▶ WORK TO COMPLETE: Leave the pictures out and retype the lines from the beginning through the line with "import pandas as pd", both ends included.

▶ DATASET EXCERPT:
────────────────

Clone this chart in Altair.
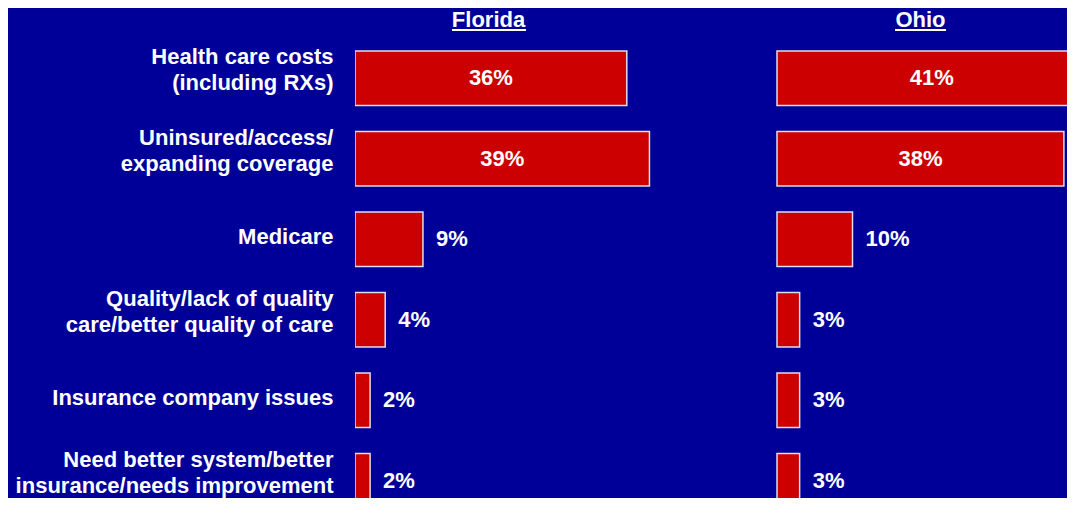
import altair as alt
import pandas as pd

categories = [
    "Health care costs\n(including RXs)",
    "Uninsured/access/\nexpanding coverage",
    "Medicare",
    "Quality/lack of quality\ncare/better quality of care",
    "Insurance company issues",
    "Need better system/better\ninsurance/needs improvement",
]
states = ["Florida", "Ohio"]
florida_values = [36, 39, 9, 4, 2, 2]
ohio_values = [41, 38, 10, 3, 3, 3]

rows = []
for c, v in zip(categories, florida_values):
    rows.append({"category": c, "state": "Florida", "value": v})
for c, v in zip(categories, ohio_values):
    rows.append({"category": c, "state": "Ohio", "value": v})
df = pd.DataFrame(rows)

FONT = "Liberation Sans"
BG = "#000099"
RED = "#CC0000"

y_enc = alt.Y(
    "category:N",
    sort=categories,
    scale=alt.Scale(domain=categories, range=[30, 513], paddingInner=0.323, paddingOuter=0.1615),
    title=None,
    axis=alt.Axis(
        labelFont=FONT,
        labelFontWeight="bold",
        labelFontSize=22,
        labelColor="white",
        labelPadding=22,
        labelLimit=345,
        labelLineHeight=26,
        labelExpr="split(datum.label, '\\n')",
        labelOffset={
            "condition": {"test": "indexof(datum.value, '\\n') >= 0", "value": -21},
            "value": -2,
        },
        ticks=False,
        domain=False,
        grid=False,
    ),
)

ranges = {"Florida": [0, 755], "Ohio": [422, 1177]}


def panel(state):
    base = alt.Chart(df).transform_filter(alt.datum.state == state)
    xs = alt.Scale(domain=[0, 100], range=ranges[state])
    bars = base.mark_bar(color=RED, stroke="#DDDDEE", strokeWidth=1.5, clip=True).encode(
        x=alt.X("value:Q", scale=xs, axis=None),
        y=y_enc,
    )
    inside = (
        base.transform_filter(alt.datum.value >= 20)
        .transform_calculate(mid="datum.value / 2", lab="datum.value + '%'")
        .mark_text(font=FONT, fontWeight="bold", fontSize=22, color="white", baseline="middle", align="center")
        .encode(x=alt.X("mid:Q", scale=xs, axis=None), y=y_enc, text="lab:N")
    )
    outside = (
        base.transform_filter(alt.datum.value < 20)
        .transform_calculate(lab="datum.value + '%'")
        .mark_text(font=FONT, fontWeight="bold", fontSize=22, color="white", baseline="middle", align="left", dx=13)
        .encode(x=alt.X("value:Q", scale=xs, axis=None), y=y_enc, text="lab:N")
    )
    return [bars, inside, outside]


title_pos = {"Florida": (133.5, 97, 171), "Ohio": (565.5, 540, 591)}
title_layers = []
for s in states:
    cx, u0, u1 = title_pos[s]
    tdata = pd.DataFrame({"state": [s]})
    title_layers.append(
        alt.Chart(tdata)
        .mark_text(font=FONT, fontWeight="bold", fontSize=22, color="white", align="center", baseline="alphabetic")
        .encode(text="state:N", x=alt.value(cx), y=alt.value(19))
    )
    title_layers.append(
        alt.Chart(tdata)
        .mark_rule(color="white", strokeWidth=2)
        .encode(x=alt.value(u0), x2=alt.value(u1), y=alt.value(22))
    )

chart = (
    alt.layer(*(panel("Florida") + panel("Ohio") + title_layers))
    .resolve_scale(x="independent")
    .properties(
        width=712,
        height=490,
        autosize=alt.AutoSizeParams(type="none"),
        padding={"left": 347, "top": 0, "right": 0, "bottom": 0},
        background=BG,
    )
    .configure_view(stroke=None)
)

chart.save("out.html", embed_options={"renderer": "svg", "actions": False})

────────────────

▶ WRITTEN ANSWER:
Clone this chart in Altair.
import altair as alt
import pandas as pd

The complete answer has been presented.